>> Start Data to process

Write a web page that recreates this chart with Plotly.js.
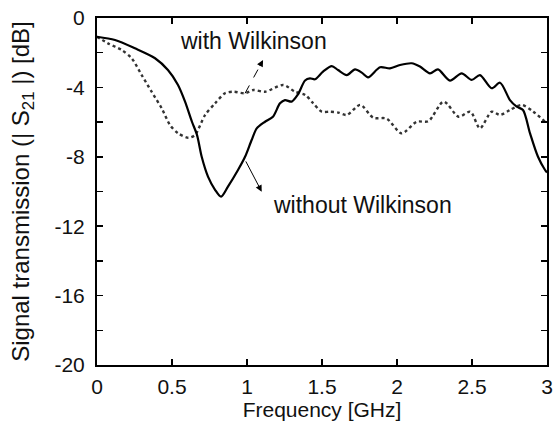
<!DOCTYPE html>
<html>
<head>
<meta charset="utf-8">
<script src="https://cdn.plot.ly/plotly-3.0.1.min.js"></script>
<style>html,body{margin:0;padding:0;background:#fff;}#chart{width:559px;height:437px;}</style>
</head>
<body>
<div id="chart"></div>
<script>
// Without Wilkinson (solid)
const freqWithout = [0, 0.12, 0.253, 0.387, 0.473, 0.54, 0.587, 0.633, 0.667, 0.698, 0.74, 0.787, 0.827, 0.873, 0.94, 0.987, 1.031, 1.065, 1.12, 1.173, 1.22, 1.253, 1.298, 1.34, 1.387, 1.42, 1.453, 1.507, 1.565, 1.607, 1.665, 1.72, 1.765, 1.807, 1.887, 1.953, 2.02, 2.098, 2.153, 2.22, 2.273, 2.353, 2.431, 2.498, 2.553, 2.631, 2.687, 2.753, 2.798, 2.84, 2.887, 2.94, 2.987, 3.0];
const s21Without = [-1.08, -1.27, -1.75, -2.32, -3.0, -3.86, -4.82, -5.98, -6.75, -8.0, -9.14, -9.9, -10.3, -9.72, -8.76, -8.0, -7.03, -6.36, -5.98, -5.69, -4.92, -4.73, -4.82, -4.4, -3.6, -3.48, -3.53, -3.09, -2.77, -3.0, -3.29, -2.96, -3.15, -3.42, -2.84, -2.9, -2.71, -2.61, -2.8, -3.19, -2.96, -3.61, -3.19, -3.57, -3.29, -4.05, -3.73, -4.73, -5.11, -5.3, -6.65, -8.0, -8.76, -8.9];
// With Wilkinson (dotted)
const freqWith = [0, 0.073, 0.164, 0.231, 0.298, 0.364, 0.431, 0.487, 0.542, 0.609, 0.653, 0.72, 0.787, 0.853, 0.909, 0.987, 1.042, 1.12, 1.242, 1.32, 1.389, 1.44, 1.498, 1.553, 1.609, 1.665, 1.755, 1.842, 1.931, 2.031, 2.131, 2.209, 2.311, 2.411, 2.489, 2.553, 2.631, 2.687, 2.753, 2.831, 2.909, 2.987, 3.0];
const s21With = [-1.08, -1.46, -1.84, -2.32, -3.29, -4.25, -5.2, -6.17, -6.65, -6.9, -6.74, -5.6, -4.92, -4.34, -4.25, -4.34, -4.15, -4.25, -3.86, -4.25, -4.44, -4.9, -5.4, -5.4, -5.45, -5.59, -5.01, -5.75, -5.8, -6.65, -5.98, -5.95, -4.82, -5.69, -5.4, -6.36, -5.4, -5.59, -5.3, -5.01, -5.4, -5.98, -6.07];

const xTickVals = [0, 0.5, 1, 1.5, 2, 2.5, 3];
const xTickText = ["0", "0.5", "1", "1.5", "2", "2.5", "3"];
const yTickVals = [0, -2, -4, -6, -8, -10, -12, -14, -16, -18, -20];
const yTickText = ["0", "", "-4", "", "-8", "", "-12", "", "-16", "", "-20"];

const FONT = "Liberation Sans, Arial, sans-serif";

const traces = [
  {x: freqWith, y: s21With, mode: "lines", line: {color: "#333", width: 2.4, dash: "dot", shape: "spline", smoothing: 0.8}, showlegend: false, hoverinfo: "skip"},
  {x: freqWithout, y: s21Without, mode: "lines", line: {color: "#000", width: 2.2, shape: "spline", smoothing: 0.8}, showlegend: false, hoverinfo: "skip"}
];

const axisCommon = {
  showgrid: false, zeroline: false, showline: true, linecolor: "#000", linewidth: 2,
  mirror: "ticks", ticks: "inside", ticklen: 6, tickwidth: 1.5, tickcolor: "#000",
  tickfont: {family: FONT, size: 21, color: "#111"}
};

const layout = {
  width: 559, height: 437,
  margin: {l: 97, r: 12, t: 18, b: 72},
  paper_bgcolor: "#fff", plot_bgcolor: "#fff",
  font: {family: FONT, color: "#111"},
  xaxis: Object.assign({}, axisCommon, {
    range: [0, 3], tickmode: "array", tickvals: xTickVals, ticktext: xTickText,
    ticklabelstandoff: 2,
    title: {text: "Frequency [GHz]", font: {family: FONT, size: 21, color: "#111"}, standoff: 5}
  }),
  yaxis: Object.assign({}, axisCommon, {
    range: [-20, 0], tickmode: "array", tickvals: yTickVals, ticktext: yTickText,
    ticklabelstandoff: 6,
    title: {text: "Signal transmission (| S<sub>21</sub> |) [dB]", font: {family: FONT, size: 24, color: "#111"}, standoff: 18}
  }),
  shapes: [
    {type: "line", xref: "x", yref: "y", x0: 0.987, y0: -4.34, x1: 1.09, y1: -2.7, line: {color: "#000", width: 1, dash: "dash"}}
  ],
  annotations: [
    {x: 1.043, y: -1.3, xref: "x", yref: "y", text: "with Wilkinson", showarrow: false, font: {family: FONT, size: 23, color: "#111"}},
    {x: 1.77, y: -10.78, xref: "x", yref: "y", text: "without Wilkinson", showarrow: false, font: {family: FONT, size: 23, color: "#111"}},
    {x: 1.107, y: -2.42, xref: "x", yref: "y", ax: 1.08, ay: -2.85, axref: "x", ayref: "y", text: "", showarrow: true, arrowhead: 2, arrowsize: 1.3, arrowwidth: 1, arrowcolor: "#000"},
    {x: 1.098, y: -10.01, xref: "x", yref: "y", ax: 0.987, ay: -8.18, axref: "x", ayref: "y", text: "", showarrow: true, arrowhead: 2, arrowsize: 1.3, arrowwidth: 1, arrowcolor: "#000"}
  ]
};

Plotly.newPlot("chart", traces, layout, {staticPlot: true, displayModeBar: false});
</script>
</body>
</html>
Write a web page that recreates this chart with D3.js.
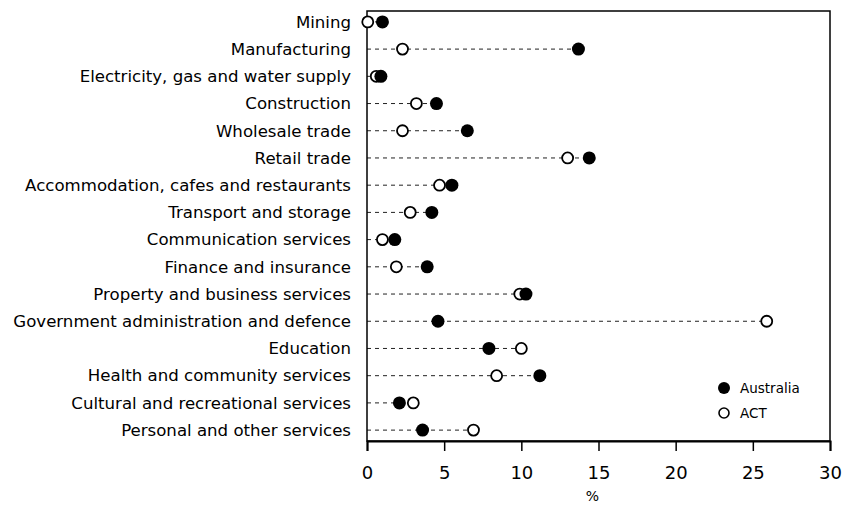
<!DOCTYPE html>
<html>
<head>
<meta charset="utf-8">
<script src="https://cdn.jsdelivr.net/npm/d3@7.9.0/dist/d3.min.js"></script>
<style>
  body { margin: 0; background: #fff; }
  svg { display: block; font-family: "DejaVu Sans", sans-serif; }
</style>
</head>
<body>
<div id="chart"></div>
<script>
// industry rows, top to bottom
const industries = [
  'Mining',
  'Manufacturing',
  'Electricity, gas and water supply',
  'Construction',
  'Wholesale trade',
  'Retail trade',
  'Accommodation, cafes and restaurants',
  'Transport and storage',
  'Communication services',
  'Finance and insurance',
  'Property and business services',
  'Government administration and defence',
  'Education',
  'Health and community services',
  'Cultural and recreational services',
  'Personal and other services'
];

// share of employment, %
const australia = [1.0, 13.7, 0.9, 4.5, 6.5, 14.4, 5.5, 4.2, 1.8, 3.9, 10.3, 4.6, 7.9, 11.2, 2.1, 3.6];
const act       = [0.05, 2.3, 0.6, 3.2, 2.3, 13.0, 4.7, 2.8, 1.0, 1.9, 9.9, 25.9, 10.0, 8.4, 3.0, 6.9];

const xTicks = [0, 5, 10, 15, 20, 25, 30];

const width = 848, height = 508;
const margin = { top: 11, right: 18, bottom: 67, left: 367 };

const svg = d3.select('#chart').append('svg')
  .attr('width', width)
  .attr('height', height);

const xScale = d3.scaleLinear()
  .domain([0, 30])
  .range([margin.left, width - margin.right]);

const yScale = d3.scalePoint()
  .domain(industries)
  .range([margin.top, height - margin.bottom])
  .padding(0.4);

const rows = industries.map((name, i) => ({ name, aus: australia[i], act: act[i] }));

// leader lines
svg.append('g')
  .selectAll('line')
  .data(rows)
  .join('line')
  .attr('x1', xScale(0))
  .attr('x2', (d) => xScale(Math.max(d.aus, d.act)))
  .attr('y1', (d) => yScale(d.name))
  .attr('y2', (d) => yScale(d.name))
  .attr('stroke', '#222')
  .attr('stroke-width', 1)
  .attr('stroke-dasharray', '4,4');

// frame
svg.append('rect')
  .attr('x', xScale(0))
  .attr('y', margin.top)
  .attr('width', xScale(30) - xScale(0))
  .attr('height', height - margin.bottom - margin.top)
  .attr('fill', 'none')
  .attr('stroke', '#000')
  .attr('stroke-width', 1.5);

// x axis
const xAxis = svg.append('g')
  .attr('transform', `translate(0, ${height - margin.bottom})`)
  .call(d3.axisBottom(xScale).tickValues(xTicks).tickSize(10).tickPadding(15));
xAxis.select('.domain').attr('stroke-width', 2);
xAxis.selectAll('.tick line').attr('stroke-width', 1.5);
xAxis.selectAll('.tick text')
  .attr('font-size', 18)
  .attr('font-family', '"DejaVu Sans", sans-serif')
  .attr('fill', '#000');

svg.append('text')
  .attr('x', xScale(15) - 6)
  .attr('y', 501)
  .attr('font-size', 14)
  .attr('text-anchor', 'middle')
  .text('%');

// category labels
svg.append('g')
  .selectAll('text')
  .data(industries)
  .join('text')
  .attr('x', margin.left - 16)
  .attr('y', (d) => yScale(d))
  .attr('dy', '0.35em')
  .attr('text-anchor', 'end')
  .attr('font-size', 16.6)
  .attr('fill', '#000')
  .text((d) => d);

// ACT dots (open)
svg.append('g')
  .selectAll('circle')
  .data(rows)
  .join('circle')
  .attr('cx', (d) => xScale(d.act))
  .attr('cy', (d) => yScale(d.name))
  .attr('r', 5.5)
  .attr('fill', '#fff')
  .attr('stroke', '#000')
  .attr('stroke-width', 1.8);

// Australia dots (filled)
svg.append('g')
  .selectAll('circle')
  .data(rows)
  .join('circle')
  .attr('cx', (d) => xScale(d.aus))
  .attr('cy', (d) => yScale(d.name))
  .attr('r', 6.5)
  .attr('fill', '#000');

// legend
const legend = svg.append('g').attr('transform', 'translate(724, 388)');
legend.append('circle').attr('r', 6).attr('fill', '#000');
legend.append('text').attr('x', 16).attr('dy', '0.35em').attr('font-size', 13.5).text('Australia');
legend.append('circle').attr('cy', 25).attr('r', 5).attr('fill', '#fff').attr('stroke', '#000').attr('stroke-width', 1.6);
legend.append('text').attr('x', 16).attr('y', 25).attr('dy', '0.35em').attr('font-size', 13.5).text('ACT');
</script>
</body>
</html>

>> End Data to process

- Prompt:
Return exactly the lines from the one with "Write a web page that recreates this chart with D3.js." to the one with "8.4, 3.0, 6.9];", both ends kept, and only those. Images are left out.

- Written response:
Write a web page that recreates this chart with D3.js.
<!DOCTYPE html>
<html>
<head>
<meta charset="utf-8">
<script src="https://cdn.jsdelivr.net/npm/d3@7.9.0/dist/d3.min.js"></script>
<style>
  body { margin: 0; background: #fff; }
  svg { display: block; font-family: "DejaVu Sans", sans-serif; }
</style>
</head>
<body>
<div id="chart"></div>
<script>
// industry rows, top to bottom
const industries = [
  'Mining',
  'Manufacturing',
  'Electricity, gas and water supply',
  'Construction',
  'Wholesale trade',
  'Retail trade',
  'Accommodation, cafes and restaurants',
  'Transport and storage',
  'Communication services',
  'Finance and insurance',
  'Property and business services',
  'Government administration and defence',
  'Education',
  'Health and community services',
  'Cultural and recreational services',
  'Personal and other services'
];

// share of employment, %
const australia = [1.0, 13.7, 0.9, 4.5, 6.5, 14.4, 5.5, 4.2, 1.8, 3.9, 10.3, 4.6, 7.9, 11.2, 2.1, 3.6];
const act       = [0.05, 2.3, 0.6, 3.2, 2.3, 13.0, 4.7, 2.8, 1.0, 1.9, 9.9, 25.9, 10.0, 8.4, 3.0, 6.9];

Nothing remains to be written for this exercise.